In my experience this is one one of, if not the biggest causes of noise. When noise testing a model the BMFA stipulate that the meter should always be down wind of the model. This means that when an aircraft is being tested in it's noisiest direction, i.e. with the nose of the aircraft pointing towards the meter a small gust of wind will all ways go through the back of the prop, this has caused a jump of up to 6dB (A) this just shows how much noise a prop generates. To keep under the 82dB(A) BMFA guideline a propeller's tip speed should be kept to 350mph or less. Old fashioned flat ended props are less efficient and make more noise then the modern narrower rounded end props from manufacturers such as APC or Bolly. It has been found that prop tip speeds can be raised to as high as 400mph and still be within the 82dB(A) limit. Please see the propeller tip speed chart which gives a good indication as to the RPM you should be aiming for, for set diameters.

To lower the RPM an engine has to be loaded more. There are 3 way to do this...

  1. Increase the diameter (but this can sometimes lead to an increase in tip speed)
  2. Increase the pitch of the prop
  3. Increase the number of blades i.e. 3 or 4 bladed prop

For example a .60 size engine using an 11x7 prop may do 13,500rpm and have a tip velocity of approx. 450mph. If you change the prop to a 12x8 the rpm would drop to approx. 11,000rpm and a reduction of the tip speed to approx. 400mph, therefore a reduction of around 50mph in tip speed is roughly a reduction of 2dB(A). The conclusion is "choose your propeller carefully". See Choosing a prop for your engine for more information on suggested propellers.
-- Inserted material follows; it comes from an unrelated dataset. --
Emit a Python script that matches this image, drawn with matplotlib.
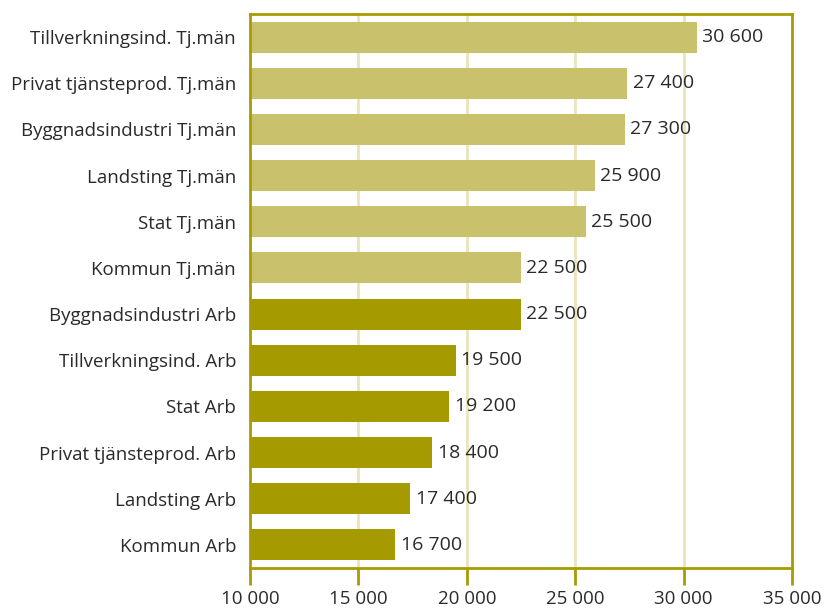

Using a prop with 3 or 4 blades puts more load on an engine and therefore reduces the RPM, the prop tip speed, and hence noise.

2. Vibration

Vibration as well as being damaging to your expensive and critical radio gear is also a source of noise.

The most common way of reducing vibration is to fit an anti-vibration mount.
A good quality anti-vibration mount (the Hyde mount for my YS140L in my ZN line Majestic cost £120.00!) can reduce noise by up to 3dB(A). Noise is measured on a logarithmic scale (I bet when you were in school you thought you'd never use log scales in "real life") so a reduction of 3dB(A) is roughly half the noise!
Apache Aviation make a good range of anti-vibration engine mounts.

An airframe with big open spaces such as "fun fly's" act as a drum, so it is especially important on this type of airframe to pay attention to noise.

A non or badly balanced propellor as well as being dangerous (puts excessive loads on the prop) will do 3 things...

  1. Sap power from your engine
  2. Increase the wear on your engine
  3. Creates vibration which in turn creates noise

So invest in a prop balancer and balance those props!

Engine vibration also causes cowls and wheels to generate a lot of noise. When testing a friends model the noise level suddenly increased by 3dB(A) without the model moving, I looked up to see a cowl screw come loose and fall to the ground. So make sure your cowl is secure and your wheels aren't loose.

3. Exhaust Noise

Most people think this is the the only source of noise, it's not. Modern silencers have a baffle inside to reduce noise and you should never run the engine without a silencer. There are 5 main types of silencer...

  1. Standard
  2. Quiet
  3. Super quiet
  4. Mini tuned pipe
  5. Full length tuned pipe

A full length tuned pipe such as Just Engine's "Purple Pipe" range are very good at "keepin' it quiet" as they have been specially designed to be quiet. In my experience the "BCM" in-cowl sometimes known as a "Pitts style" silencer, although sound nice, tends to be very noisy. If an in-cowl silencer is required then your best bet is to go for the "Aviation Alloys", they are expensive, but you do get what you pay for. Another additional measure you could use is the grey rubber exhaust expansion extensions at around £4.00 each, a worth while investment. All of these silencers and accessories are available from Just Engines.

4. Carburettor or Induction Noise

Carburettors make a certain amount of noise sucking in air. Fitting an air filter helps to stop this and stops debris getting in your expensive engine and damaging it. Air filters can be fitted to nearly all 2 and 4 strokes.

5. Fuel

Reducing the "Nitro" content of your fuel will also reduce noise as "Nitro" reduces the temperature at which fuel ignites and makes it burn rather than explode so burning is still taking place when the exhaust port opens.